C’est donc à partir du 20 mai 2021 que le Sénat commencera à examiner en séance le projet de loi relatif à la régulation et à la protection de l’accès aux œuvres culturelles à l’ère numérique. Ce texte vise à ajuster la lutte contre le piratage sur Internet, en ciblant les nouvelles habitudes — qui sont en fait déjà en place depuis un petit moment — des internautes, avec le streaming et le téléchargement direct.
Il s’avère toutefois que le travail parlementaire sur ce texte a déjà débuté en commission de la culture, de l’éducation et de la communication, depuis le début du mois de mai. De nombreux amendements ont été passés en revue. Parmi eux figure la proposition d’une transaction pénale. Approuvée par les sénateurs, elle a été déposée par le rapporteur du texte, Jean-Raymond Hugonet, des Républicains.
Une amende plutôt que le tribunal
De quoi s’agit-il ? Il s’agit d’une amende que l’abonné à Internet accusé de se livrer à du téléchargement illicite règlerait, afin de ne pas passer par la case tribunal. C’est un dispositif qui existe et est encadré dans le droit français, et qui est utilisé de temps à autre. En début d’année par exemple, Google s’est acquitté d’une transaction pénale de 1,1 million d’euros, après accord du procureur de la République de Paris.
Évidemment, pas question d’appliquer un tel montant à l’internaute lambda. Il est plutôt question d’une sanction maximum de 350 euros pour un individu et de 1 050 euros pour une personne morale. « Le montant de l’amende est fixé en fonction de la gravité des faits ainsi que des ressources et des charges de l’auteur des faits », lit-on dans l’exposé des motifs, afin de laisser de la souplesse au dispositif.
Cette proposition n’est pas neuve. Elle figure dans un rapport rédigé en 2018 par Aurore Bergé, députée Yvelines et membre de La République en marche, sur l’avenir de la Hadopi et le piratage des œuvres sur Internet.

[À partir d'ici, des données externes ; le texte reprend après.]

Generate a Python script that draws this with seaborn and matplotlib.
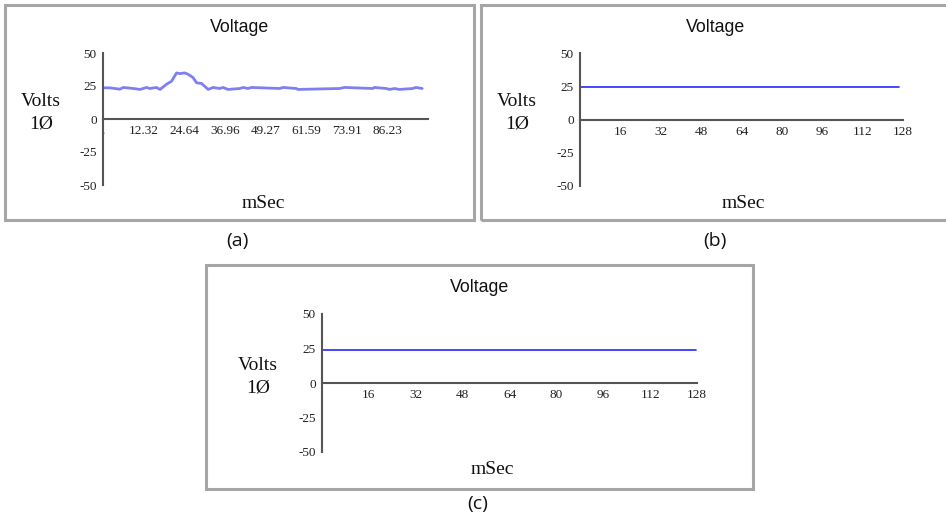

Ces amendes administratives étaient évoquées même bien plus tôt que cela, par exemple en 2013. L’idée était revenue à plusieurs reprises, dans divers rapports, sans être jamais concrétisée.
Cette piste n’avait pas les faveurs du précédent ministre de la Culture, Franck Riester, qui a été dans une autre vie le rapporteur du projet de loi Hadopi. « On ne veut pas avoir un dispositif qui renforcerait des sanctions sur les internautes », expliquait-il en mars 2020. Depuis, il a été remplacé par Roselyne Bachelot. Les sénateurs de droite ont toutefois imposé quand même cette transaction en commission.

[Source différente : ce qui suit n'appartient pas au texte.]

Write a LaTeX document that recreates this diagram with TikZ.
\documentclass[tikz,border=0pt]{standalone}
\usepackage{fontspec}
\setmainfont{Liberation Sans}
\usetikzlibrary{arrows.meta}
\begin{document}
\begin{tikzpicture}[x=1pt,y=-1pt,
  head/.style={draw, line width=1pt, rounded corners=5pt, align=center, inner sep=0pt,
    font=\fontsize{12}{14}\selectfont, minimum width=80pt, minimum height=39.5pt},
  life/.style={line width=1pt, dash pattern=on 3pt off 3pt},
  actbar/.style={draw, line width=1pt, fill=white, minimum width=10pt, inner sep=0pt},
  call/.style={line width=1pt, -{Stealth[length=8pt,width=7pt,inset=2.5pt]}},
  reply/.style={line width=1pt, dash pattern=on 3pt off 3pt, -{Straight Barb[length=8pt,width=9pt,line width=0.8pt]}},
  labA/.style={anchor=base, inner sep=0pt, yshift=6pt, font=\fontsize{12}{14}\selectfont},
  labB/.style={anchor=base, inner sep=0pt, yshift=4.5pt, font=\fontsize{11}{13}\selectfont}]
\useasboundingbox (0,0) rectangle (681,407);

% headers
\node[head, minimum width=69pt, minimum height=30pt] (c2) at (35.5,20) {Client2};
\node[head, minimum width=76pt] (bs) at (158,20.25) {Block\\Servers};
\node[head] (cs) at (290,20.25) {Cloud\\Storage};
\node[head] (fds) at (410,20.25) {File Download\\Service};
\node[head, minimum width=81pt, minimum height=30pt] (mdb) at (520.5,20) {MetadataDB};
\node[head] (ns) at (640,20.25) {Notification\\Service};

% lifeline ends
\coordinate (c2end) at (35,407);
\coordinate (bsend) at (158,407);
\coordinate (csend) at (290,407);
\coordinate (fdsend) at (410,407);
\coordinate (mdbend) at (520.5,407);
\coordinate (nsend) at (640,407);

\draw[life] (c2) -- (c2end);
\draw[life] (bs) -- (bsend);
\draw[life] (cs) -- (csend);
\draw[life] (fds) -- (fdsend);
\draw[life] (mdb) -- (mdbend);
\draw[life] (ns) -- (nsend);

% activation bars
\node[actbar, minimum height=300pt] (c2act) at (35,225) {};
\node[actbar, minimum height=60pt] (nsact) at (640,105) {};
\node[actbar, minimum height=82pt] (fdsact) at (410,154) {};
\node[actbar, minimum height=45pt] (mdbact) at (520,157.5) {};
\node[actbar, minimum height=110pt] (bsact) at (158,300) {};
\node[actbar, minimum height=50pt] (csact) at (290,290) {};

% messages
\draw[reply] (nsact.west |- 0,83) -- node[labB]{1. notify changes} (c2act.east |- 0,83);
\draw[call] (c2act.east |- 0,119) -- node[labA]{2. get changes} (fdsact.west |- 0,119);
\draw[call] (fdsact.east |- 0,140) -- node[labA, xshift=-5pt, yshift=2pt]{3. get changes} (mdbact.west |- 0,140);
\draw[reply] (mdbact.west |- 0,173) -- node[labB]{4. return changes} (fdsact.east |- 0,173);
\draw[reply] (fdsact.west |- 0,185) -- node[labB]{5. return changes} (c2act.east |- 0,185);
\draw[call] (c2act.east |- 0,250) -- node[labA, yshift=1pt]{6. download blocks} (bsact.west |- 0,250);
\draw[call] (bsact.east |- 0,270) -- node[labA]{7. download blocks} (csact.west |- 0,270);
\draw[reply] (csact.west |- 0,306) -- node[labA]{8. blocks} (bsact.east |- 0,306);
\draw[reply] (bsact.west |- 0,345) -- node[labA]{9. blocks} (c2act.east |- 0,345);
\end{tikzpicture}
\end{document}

Les organisations professionnelles du monde de la culture, elles, y sont au contraire plutôt favorables. En février 2020, elles signalaient dans une tribune que cette voie constitue « une sanction simple, après deux rappels à la loi, pour réaffirmer que le piratage est un vol que le pays de l’exception culturelle ne peut tolérer plus longtemps ». Parmi les signataires figurent la Sacem, la SACD, l’Alpa, la Scam et l’ARP.
Une disposition à l’avenir incertain
Dans son exposé des motifs, le rapporteur du texte avance trois arguments en faveur de cette approche :
- cela « met un terme au sentiment d’impunité des internautes pirates » qui, selon lui, « peuvent actuellement commettre leur forfait sans jamais encourir la moindre sanction ». Il juge que si la loi a raison de se focaliser sur les sites pirates, il faut « responsabiliser » quand même les internautes ;
- cela « renforce et complète la réponse graduée », même si le montant qui sera retenu ne sera pas forcément très élevé –et demeure plafonné. Cette sanction « constitue une ultime étape dont la vocation est moins de s’appliquer que de crédibiliser l’approche pédagogique », écrit-il.
- cela offre une voie de sortie pour régler une affaire sans engorger les tribunaux. En effet, si la transaction pénale est acceptée, l’action publique s’éteint mécaniquement. Cela dit, rien n’interdit aux ayants droit d’agir quand même devant les tribunaux pour obtenir des dommages et intérêts.
Le manque d’entrain du ministère pour cette idée laisse penser qu’elle ne survivra peut-être pas à l’examen parlementaire. Techniquement, une amende pénale peut déjà être prononcée pour une affaire de piratage, d’un montant de 1 500 euros, mais ce levier est actionné de façon aléatoire. En outre, dans la quasi-totalité des cas connus, les peines prononcées ne dépassent pas quelques centaines d’euros.
Cette sanction est prononcée par le tribunal en cas de « négligence caractérisée », c’est-à-dire si une série de critères sont réunis, notamment le « manque de diligence » dans la mise en place (ou l’absence totale) d’un moyen de sécurisation visant à empêcher que sa connexion serve à pirater des contenus protégés par le droit d’auteur. Ainsi, l’abonné est responsable des autres internautes utilisant sa ligne.